Hello Carole
It's all rather confusing, but if you fight your way through the pages in this thread you'll probably know as much as I do about Helen/Ellen Day - that's if I've got it right and helped hugely by Bren and Stephanie and others!
In summary:Four sisters, the daughters of William and Ann Day who lived (mainly) in Deal in Kent, all made it out to New Zealand probably on different ships.
The eldest, Ann Eliza Day, b. 1826, Canterbury, Kent, married Samuel Goldsmith in Lambeth. They came out to NZ supposedly on the
Strathallan around 1859 and settled in Waimate.
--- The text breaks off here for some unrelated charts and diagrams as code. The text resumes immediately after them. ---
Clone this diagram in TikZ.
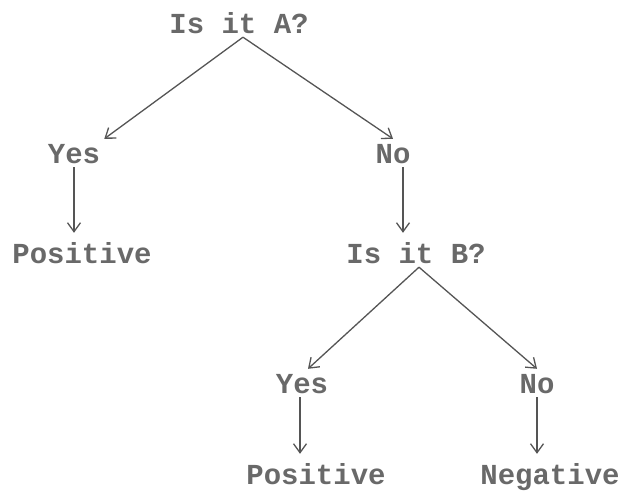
\documentclass[tikz,border=0pt]{standalone}
\usepackage{fontspec}
\setmonofont{Liberation Mono}
\usepackage{tikz}
\usetikzlibrary{arrows.meta}

\definecolor{inkgray}{RGB}{105,105,105}
\definecolor{linegray}{RGB}{85,85,85}

\begin{document}
\begin{tikzpicture}[x=1pt, y=-1pt,
  word/.style={anchor=base, inner sep=4pt, text height=20pt, text depth=0pt,
    text=inkgray, font=\ttfamily\bfseries\fontsize{29}{30}\selectfont},
  arr/.style={draw=linegray, line width=1.3pt,
    -{Straight Barb[length=9pt,width=13pt,line width=1.3pt]}},
  down/.style={arr, shorten >=6pt}]
  \useasboundingbox (0,0) rectangle (629,496);
  \node[word] (qa) at (239,33) {Is it A?};
  \node[word] (ya) at (74,163) {Yes};
  \node[word] (na) at (393,163) {No};
  \node[word] (pa) at (82,263) {Positive};
  \node[word] (qb) at (416,263) {Is it B?};
  \node[word] (yb) at (302,393) {Yes};
  \node[word] (nb) at (537,393) {No};
  \node[word] (pb) at (316,484) {Positive};
  \node[word] (nn) at (550,484) {Negative};
  \draw[arr] ([xshift=4pt]qa.south) -- (ya.north east);
  \draw[arr] ([xshift=4pt]qa.south) -- (na.north);
  \draw[down] (ya.south) -- (ya.south |- pa.north);
  \draw[down] ([xshift=10pt]na.south) -- ([xshift=10pt]na.south |- qb.north);
  \draw[arr] ([xshift=3pt]qb.south) -- ([xshift=6pt]yb.north);
  \draw[arr] ([xshift=3pt]qb.south) -- (nb.north);
  \draw[down] ([xshift=-2pt]yb.south) -- ([xshift=-2pt]yb.south |- pb.north);
  \draw[down] (nb.south) -- (nb.south |- nn.north);
\end{tikzpicture}
\end{document}
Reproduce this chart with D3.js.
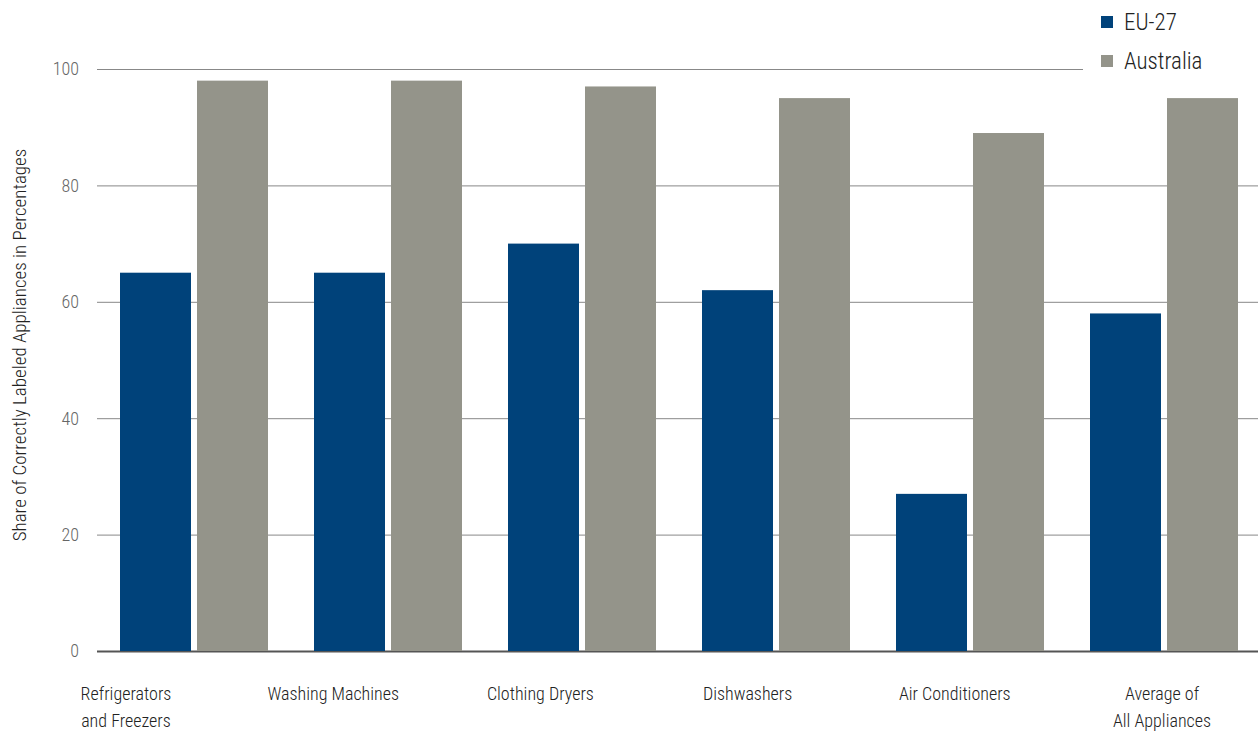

They didn't have any children of their own.
Elizabeth Day, b. 1828, Canterbury, Kent, married John Bowles in Deal. They came out on the ship
Mystery with their two eldest children arriving Lyttelton March 1859. After her husband John died in 1867, she married William Manchester. Elizabeth is my gr-gr-grandmother, and her daughter Minnie (gr-grandmother) was 'adopted' by her sister Ann Eliza Goldsmith née Day!
Caroline Day, b. 1840, Deal, Kent, married Joseph Flanders in Kent. I don't know if they both came out, but in 1882 Caroline married Isaac Archer in NZ.
Helen/Ellen Day, b. 1848, Deal, Kent, married Robert Henry Morton Mayfield in Kent 1865. Their daughter was born 1866, who in 1871 was with her grandparents in Deal, while her mother Ellen was a servant/nurse in Rochester, Kent. Ellen is next seen in NZ marrying John Blackmore in 1889, and James Nind in 1905.
Her daughter Ellen Eliza Ann Mayfield probably did end up in NZ because she is left money in Samuel Goldsmith's will - it is possible that she had stayed in the UK although unlikely. I don't know when the will was written, I'm guessing quite a long time before his death in 1895.
Where is Ellen Nind buried? I thought she was the one in the Waimate Cemetery, dying in 1918 even though her age is quite wrong (a transcription error, I decided!
). If she died in 1937, she had certainly outlived her sisters by a good few years.
Thanks for the info about James Nind. I do get a pleasure being able to put the right dates into my records, even for quite distant relatives.